*Task*:
In the records that follow, the lines from the one containing "Output the Python" to the one containing "plt.rcParams['font.family'] = ['Liberation", inclusive, are to be given again exactly.

*Extracted records*:

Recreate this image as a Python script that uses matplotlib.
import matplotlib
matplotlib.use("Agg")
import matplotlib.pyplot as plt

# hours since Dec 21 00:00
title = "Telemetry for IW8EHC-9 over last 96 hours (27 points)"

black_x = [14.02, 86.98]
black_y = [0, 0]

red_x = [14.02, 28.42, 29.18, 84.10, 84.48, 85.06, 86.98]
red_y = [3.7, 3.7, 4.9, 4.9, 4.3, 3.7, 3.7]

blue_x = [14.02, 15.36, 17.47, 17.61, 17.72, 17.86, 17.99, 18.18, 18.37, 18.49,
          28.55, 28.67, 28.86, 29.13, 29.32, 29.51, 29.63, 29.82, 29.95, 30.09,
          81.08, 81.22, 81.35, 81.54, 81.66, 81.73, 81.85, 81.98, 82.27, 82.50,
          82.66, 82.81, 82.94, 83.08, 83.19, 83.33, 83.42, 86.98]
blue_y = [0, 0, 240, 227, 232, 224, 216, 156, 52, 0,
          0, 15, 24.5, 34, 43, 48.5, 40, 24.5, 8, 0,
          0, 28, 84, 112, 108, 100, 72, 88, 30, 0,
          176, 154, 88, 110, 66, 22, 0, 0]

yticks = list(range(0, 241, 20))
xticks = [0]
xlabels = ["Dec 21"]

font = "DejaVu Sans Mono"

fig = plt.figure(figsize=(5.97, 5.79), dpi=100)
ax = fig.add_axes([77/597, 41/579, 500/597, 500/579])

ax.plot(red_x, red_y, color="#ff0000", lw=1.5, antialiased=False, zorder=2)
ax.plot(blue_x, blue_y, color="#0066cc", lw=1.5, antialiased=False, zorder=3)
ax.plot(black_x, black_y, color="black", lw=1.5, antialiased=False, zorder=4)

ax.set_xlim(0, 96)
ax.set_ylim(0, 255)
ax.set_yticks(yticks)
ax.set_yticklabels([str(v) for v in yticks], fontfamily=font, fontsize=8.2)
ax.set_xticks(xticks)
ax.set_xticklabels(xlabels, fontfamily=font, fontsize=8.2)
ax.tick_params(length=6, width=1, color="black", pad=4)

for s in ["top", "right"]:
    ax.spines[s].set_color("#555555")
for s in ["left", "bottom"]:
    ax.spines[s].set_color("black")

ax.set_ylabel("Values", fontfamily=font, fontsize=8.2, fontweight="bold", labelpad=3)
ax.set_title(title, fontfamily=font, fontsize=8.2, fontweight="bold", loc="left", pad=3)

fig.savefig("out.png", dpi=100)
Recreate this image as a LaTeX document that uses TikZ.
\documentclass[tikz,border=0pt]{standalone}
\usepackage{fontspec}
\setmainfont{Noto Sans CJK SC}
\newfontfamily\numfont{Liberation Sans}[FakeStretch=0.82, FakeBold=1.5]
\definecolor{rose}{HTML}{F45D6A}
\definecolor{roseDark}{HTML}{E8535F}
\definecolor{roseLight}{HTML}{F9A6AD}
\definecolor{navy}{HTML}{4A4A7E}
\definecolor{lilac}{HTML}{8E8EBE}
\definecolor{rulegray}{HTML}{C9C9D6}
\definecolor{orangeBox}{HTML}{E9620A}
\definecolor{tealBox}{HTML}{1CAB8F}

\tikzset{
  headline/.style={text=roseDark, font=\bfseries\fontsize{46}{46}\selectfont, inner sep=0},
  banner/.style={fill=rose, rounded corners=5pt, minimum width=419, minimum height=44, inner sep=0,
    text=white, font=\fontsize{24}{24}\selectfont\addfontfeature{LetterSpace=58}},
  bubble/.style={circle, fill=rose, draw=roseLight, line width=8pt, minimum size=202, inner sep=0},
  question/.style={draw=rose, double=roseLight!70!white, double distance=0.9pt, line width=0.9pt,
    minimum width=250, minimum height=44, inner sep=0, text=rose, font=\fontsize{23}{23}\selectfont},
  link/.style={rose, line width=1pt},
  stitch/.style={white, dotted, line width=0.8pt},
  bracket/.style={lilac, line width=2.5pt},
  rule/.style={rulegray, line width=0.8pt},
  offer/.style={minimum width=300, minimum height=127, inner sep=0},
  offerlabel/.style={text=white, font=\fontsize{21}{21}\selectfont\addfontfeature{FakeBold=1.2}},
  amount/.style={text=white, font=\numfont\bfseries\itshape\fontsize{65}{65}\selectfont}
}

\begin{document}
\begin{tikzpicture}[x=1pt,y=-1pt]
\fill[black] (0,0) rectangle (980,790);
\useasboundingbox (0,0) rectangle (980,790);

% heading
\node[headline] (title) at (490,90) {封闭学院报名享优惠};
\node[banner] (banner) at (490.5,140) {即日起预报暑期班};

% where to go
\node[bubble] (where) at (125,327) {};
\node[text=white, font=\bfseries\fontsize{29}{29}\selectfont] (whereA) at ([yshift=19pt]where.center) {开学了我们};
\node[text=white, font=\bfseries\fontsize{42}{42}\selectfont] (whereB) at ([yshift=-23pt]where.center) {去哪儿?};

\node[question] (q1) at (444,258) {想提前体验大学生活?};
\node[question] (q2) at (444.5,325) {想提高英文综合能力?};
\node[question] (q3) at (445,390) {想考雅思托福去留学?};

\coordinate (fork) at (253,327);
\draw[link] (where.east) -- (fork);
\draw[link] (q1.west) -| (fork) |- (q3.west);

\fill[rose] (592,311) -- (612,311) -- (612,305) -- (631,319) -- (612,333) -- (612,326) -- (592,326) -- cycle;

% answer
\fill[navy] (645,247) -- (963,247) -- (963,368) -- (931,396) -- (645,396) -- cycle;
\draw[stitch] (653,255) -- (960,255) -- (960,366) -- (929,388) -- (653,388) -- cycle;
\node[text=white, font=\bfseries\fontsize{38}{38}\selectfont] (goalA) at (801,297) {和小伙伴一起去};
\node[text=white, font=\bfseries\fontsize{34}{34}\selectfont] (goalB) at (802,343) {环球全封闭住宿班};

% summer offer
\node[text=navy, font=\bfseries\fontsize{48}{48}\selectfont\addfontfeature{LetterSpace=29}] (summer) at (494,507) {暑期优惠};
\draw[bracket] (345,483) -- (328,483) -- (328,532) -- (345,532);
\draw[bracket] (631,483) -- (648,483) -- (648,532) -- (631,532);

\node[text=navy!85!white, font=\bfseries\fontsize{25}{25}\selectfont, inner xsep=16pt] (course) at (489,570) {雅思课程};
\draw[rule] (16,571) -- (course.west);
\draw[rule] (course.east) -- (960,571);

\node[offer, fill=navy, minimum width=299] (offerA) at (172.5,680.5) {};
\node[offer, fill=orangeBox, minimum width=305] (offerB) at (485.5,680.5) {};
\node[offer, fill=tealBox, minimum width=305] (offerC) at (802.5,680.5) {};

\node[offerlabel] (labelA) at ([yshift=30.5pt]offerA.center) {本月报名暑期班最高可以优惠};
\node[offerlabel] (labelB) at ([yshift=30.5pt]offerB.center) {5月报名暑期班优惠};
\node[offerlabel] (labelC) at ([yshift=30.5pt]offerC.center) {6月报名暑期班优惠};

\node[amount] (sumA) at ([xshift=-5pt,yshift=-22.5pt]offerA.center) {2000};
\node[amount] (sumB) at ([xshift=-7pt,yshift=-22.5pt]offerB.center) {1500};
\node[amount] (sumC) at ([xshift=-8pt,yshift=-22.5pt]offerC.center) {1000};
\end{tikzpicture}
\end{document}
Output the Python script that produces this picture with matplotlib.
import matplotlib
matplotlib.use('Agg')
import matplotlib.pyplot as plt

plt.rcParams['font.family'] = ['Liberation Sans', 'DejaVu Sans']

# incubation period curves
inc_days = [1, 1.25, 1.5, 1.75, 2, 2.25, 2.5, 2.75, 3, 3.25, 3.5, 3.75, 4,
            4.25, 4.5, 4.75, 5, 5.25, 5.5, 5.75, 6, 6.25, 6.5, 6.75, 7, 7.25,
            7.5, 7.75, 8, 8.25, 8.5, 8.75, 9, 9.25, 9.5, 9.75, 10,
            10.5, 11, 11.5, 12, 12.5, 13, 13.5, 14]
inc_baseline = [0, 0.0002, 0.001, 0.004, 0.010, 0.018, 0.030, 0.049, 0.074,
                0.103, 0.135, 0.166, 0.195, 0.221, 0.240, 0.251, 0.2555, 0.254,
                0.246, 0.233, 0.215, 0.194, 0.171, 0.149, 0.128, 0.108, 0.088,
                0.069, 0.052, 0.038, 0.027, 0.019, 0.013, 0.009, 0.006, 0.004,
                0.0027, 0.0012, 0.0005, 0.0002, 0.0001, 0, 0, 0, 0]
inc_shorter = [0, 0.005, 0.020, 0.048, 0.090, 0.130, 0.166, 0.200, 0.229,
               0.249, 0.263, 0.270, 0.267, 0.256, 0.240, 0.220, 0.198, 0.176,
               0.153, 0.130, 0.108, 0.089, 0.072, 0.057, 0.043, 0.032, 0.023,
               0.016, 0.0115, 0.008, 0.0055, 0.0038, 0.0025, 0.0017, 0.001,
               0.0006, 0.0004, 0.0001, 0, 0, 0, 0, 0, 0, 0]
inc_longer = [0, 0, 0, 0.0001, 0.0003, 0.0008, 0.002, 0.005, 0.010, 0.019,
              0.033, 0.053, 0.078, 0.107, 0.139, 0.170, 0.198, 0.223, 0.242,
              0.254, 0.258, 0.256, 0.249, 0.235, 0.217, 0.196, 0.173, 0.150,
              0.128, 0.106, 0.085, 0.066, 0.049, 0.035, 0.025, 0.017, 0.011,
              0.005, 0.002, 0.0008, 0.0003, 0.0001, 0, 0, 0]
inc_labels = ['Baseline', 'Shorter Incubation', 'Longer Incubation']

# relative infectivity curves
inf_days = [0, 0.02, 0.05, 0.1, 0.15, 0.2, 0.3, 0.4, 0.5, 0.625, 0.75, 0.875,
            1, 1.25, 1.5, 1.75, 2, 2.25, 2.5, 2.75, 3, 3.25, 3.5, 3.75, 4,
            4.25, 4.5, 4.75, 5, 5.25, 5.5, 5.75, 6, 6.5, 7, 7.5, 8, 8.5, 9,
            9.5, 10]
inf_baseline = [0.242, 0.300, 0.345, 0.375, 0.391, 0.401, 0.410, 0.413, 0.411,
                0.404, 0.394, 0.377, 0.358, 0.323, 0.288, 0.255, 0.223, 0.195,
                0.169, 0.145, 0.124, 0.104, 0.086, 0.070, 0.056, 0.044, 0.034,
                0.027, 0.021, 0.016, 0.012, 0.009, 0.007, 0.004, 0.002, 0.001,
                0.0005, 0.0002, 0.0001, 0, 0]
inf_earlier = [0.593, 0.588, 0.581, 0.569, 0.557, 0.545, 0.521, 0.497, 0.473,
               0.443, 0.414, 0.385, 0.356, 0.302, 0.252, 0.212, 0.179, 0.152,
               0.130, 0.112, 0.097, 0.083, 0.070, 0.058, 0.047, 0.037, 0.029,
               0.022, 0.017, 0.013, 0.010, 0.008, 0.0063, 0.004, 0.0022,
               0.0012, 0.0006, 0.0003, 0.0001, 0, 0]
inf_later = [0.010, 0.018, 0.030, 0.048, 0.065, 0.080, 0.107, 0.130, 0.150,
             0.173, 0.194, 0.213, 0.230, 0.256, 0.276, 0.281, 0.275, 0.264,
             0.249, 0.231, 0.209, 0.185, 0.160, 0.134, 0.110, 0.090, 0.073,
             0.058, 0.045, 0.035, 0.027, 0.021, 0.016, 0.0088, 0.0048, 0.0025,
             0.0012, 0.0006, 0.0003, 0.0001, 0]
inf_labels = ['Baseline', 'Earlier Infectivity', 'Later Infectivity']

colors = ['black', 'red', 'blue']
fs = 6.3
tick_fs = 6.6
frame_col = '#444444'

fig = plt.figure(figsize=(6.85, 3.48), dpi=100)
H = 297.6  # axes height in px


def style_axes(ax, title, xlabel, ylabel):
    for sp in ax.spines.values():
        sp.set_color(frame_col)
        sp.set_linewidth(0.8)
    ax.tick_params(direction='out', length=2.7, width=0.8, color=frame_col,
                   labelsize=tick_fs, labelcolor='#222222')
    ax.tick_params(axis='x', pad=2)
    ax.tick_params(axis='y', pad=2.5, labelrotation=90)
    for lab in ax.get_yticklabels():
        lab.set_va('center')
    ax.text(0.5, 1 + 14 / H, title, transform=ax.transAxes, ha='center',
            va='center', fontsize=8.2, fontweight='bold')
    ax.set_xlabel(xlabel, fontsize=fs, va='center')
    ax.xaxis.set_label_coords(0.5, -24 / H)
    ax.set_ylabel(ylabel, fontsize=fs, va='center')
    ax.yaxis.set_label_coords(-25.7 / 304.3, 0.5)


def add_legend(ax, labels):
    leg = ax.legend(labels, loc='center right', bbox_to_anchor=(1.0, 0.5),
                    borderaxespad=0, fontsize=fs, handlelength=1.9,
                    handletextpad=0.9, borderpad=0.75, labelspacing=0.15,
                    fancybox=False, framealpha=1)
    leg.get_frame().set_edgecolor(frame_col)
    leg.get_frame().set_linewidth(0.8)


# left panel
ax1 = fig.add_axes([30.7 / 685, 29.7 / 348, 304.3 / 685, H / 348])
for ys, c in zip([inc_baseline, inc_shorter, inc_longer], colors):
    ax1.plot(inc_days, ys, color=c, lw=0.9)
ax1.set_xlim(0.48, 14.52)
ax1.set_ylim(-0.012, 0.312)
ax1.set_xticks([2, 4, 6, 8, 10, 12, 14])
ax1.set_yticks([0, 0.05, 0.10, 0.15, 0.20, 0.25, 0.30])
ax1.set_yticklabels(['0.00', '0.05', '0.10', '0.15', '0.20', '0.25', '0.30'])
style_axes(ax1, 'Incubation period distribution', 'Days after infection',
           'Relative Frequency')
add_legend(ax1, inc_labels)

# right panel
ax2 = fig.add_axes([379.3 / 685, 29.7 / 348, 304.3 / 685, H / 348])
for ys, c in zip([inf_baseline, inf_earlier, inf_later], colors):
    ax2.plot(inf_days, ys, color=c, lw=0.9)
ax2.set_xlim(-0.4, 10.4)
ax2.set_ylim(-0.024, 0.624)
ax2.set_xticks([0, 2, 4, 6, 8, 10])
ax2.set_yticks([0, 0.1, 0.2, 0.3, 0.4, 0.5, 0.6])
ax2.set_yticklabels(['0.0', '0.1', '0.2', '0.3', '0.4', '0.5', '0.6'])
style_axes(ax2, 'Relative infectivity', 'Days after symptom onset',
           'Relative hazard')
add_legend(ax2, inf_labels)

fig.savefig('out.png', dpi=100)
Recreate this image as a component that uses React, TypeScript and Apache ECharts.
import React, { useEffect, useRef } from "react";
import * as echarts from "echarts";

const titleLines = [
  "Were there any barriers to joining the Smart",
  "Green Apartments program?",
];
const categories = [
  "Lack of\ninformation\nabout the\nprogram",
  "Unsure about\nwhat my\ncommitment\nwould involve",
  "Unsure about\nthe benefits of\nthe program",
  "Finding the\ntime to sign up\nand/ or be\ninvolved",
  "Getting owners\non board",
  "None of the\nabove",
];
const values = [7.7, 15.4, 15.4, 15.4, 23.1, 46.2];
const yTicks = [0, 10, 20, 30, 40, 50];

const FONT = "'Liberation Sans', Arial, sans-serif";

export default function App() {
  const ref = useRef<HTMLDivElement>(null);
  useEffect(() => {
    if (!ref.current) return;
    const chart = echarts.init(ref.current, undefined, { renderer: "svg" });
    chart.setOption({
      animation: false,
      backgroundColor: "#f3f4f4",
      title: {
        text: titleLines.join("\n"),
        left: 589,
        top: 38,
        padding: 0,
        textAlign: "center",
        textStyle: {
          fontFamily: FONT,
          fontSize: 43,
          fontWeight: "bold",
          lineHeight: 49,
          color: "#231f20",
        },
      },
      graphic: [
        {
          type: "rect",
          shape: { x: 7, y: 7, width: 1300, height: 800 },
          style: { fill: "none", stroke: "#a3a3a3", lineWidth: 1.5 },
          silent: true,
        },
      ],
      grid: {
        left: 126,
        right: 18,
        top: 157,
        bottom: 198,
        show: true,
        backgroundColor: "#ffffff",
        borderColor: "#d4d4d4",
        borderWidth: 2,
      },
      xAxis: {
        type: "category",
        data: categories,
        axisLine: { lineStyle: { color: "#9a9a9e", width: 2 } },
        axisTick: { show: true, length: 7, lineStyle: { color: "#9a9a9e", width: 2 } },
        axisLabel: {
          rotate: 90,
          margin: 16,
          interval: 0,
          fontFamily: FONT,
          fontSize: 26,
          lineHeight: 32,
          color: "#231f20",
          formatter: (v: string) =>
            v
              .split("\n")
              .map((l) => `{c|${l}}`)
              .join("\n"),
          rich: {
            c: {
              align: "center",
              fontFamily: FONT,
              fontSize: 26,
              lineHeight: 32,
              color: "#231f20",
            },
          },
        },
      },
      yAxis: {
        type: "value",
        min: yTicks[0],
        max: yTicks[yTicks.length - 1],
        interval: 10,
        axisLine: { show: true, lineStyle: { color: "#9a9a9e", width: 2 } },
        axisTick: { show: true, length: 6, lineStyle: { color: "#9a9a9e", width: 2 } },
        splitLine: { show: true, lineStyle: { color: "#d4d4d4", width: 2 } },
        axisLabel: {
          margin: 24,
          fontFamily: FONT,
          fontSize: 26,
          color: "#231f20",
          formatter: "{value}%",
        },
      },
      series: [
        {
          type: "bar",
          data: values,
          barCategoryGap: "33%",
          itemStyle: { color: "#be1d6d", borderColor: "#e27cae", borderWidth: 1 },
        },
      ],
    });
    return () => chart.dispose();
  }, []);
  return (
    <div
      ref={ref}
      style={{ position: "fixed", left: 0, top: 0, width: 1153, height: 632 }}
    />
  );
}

*Output below*:
Output the Python script that produces this picture with matplotlib.
import matplotlib
matplotlib.use('Agg')
import matplotlib.pyplot as plt

plt.rcParams['font.family'] = ['Liberation Sans', 'DejaVu Sans']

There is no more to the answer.